Will I marry a prince from a far-off magic land
where the pavements are silver and the roofs all gold?
All the stories in the collection are based on Indian women, living in the United States, the land of dreams, the land where anything is impossible. Traditional values that threaten to impede their foray into unknown waters. New-fangled ideologies that questions their values, reducing them to creatures of guilt. Something that we all can identify with. Living in a strange land where memories of home bring more pain than joy. Yet, could one be sure of Love waiting at the other end of the world, Love draped in a cotton saree, replete with a bindi and an all-forgiving hug? There is no way to know. A sense of loss, a life of waiting, that’s what the author has tried to depict in these stories, at once real and fairy-tale like.
While I enjoyed the references to India and Indian cultures, traditions and the like, I did wonder at certain points during the read, Perhaps these images would appeal more to a non-indian, for their sheer exotic nature? It could also be because of the enormous number of Indian authors I read, that I feel this monotone.
Each story dabbles with a different theme, ranging from abortion to prostitution, from racism to affairs. A winning recipe, that keeps you enthralled from the word go. Some of my personal favourites would include Clothes, The Word Love, The disappearance, Doors and The Ultrasound.
All the stories deal with women protagonists, so one would assume a little empowerment is in order. And that is precisely where I feel the book falls short. Most of the characters lack the strength of character to follow through on their dreams, the strength to live, the strength to love. Perhaps it is a depiction of things as they are (or were), but if we do not alter endings in a story, then where? There were a number of jarring stereotypes, peppered all over the stories, taking away from the overall experience. Personally, I do not like the concept of “women’s writing” as well, so that was another thing I had to tackle with : the extremely lopsided perspective, entirely through a woman’s eyes.

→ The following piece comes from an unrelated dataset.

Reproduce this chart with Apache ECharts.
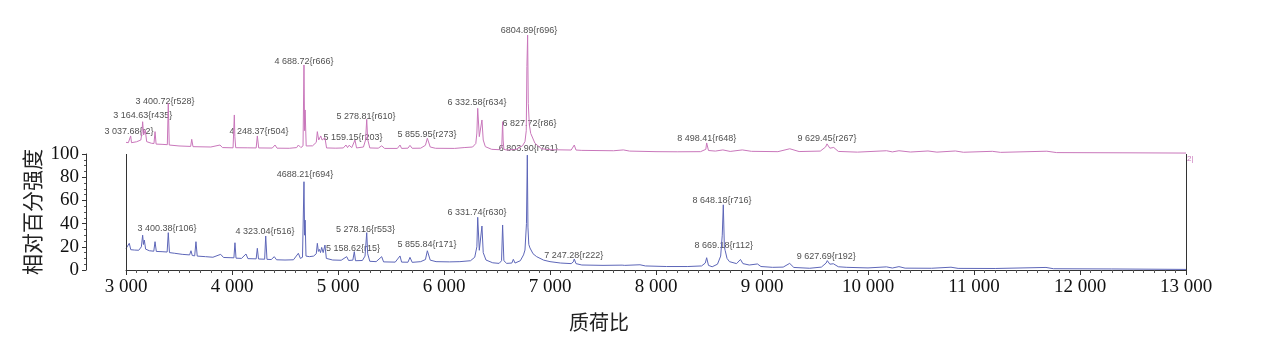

That said, the book has a haunting appeal, and certain stories make your heart skip a beat. A tear or two would not be unusual. There are not as many smiles as there are tears, but hey, isn’t this a women’s book?!
So make yourself a cup of something warm and curl up on the couch with your dog to read this debut short-story collection, for tales narrated by a wonderful raconteur, with an eye for magic, pixie dust and all that jazz.
The glasses glitter like hope. We raise them to each other solemnly, my son and I, and drink to our precious, imperfect lives.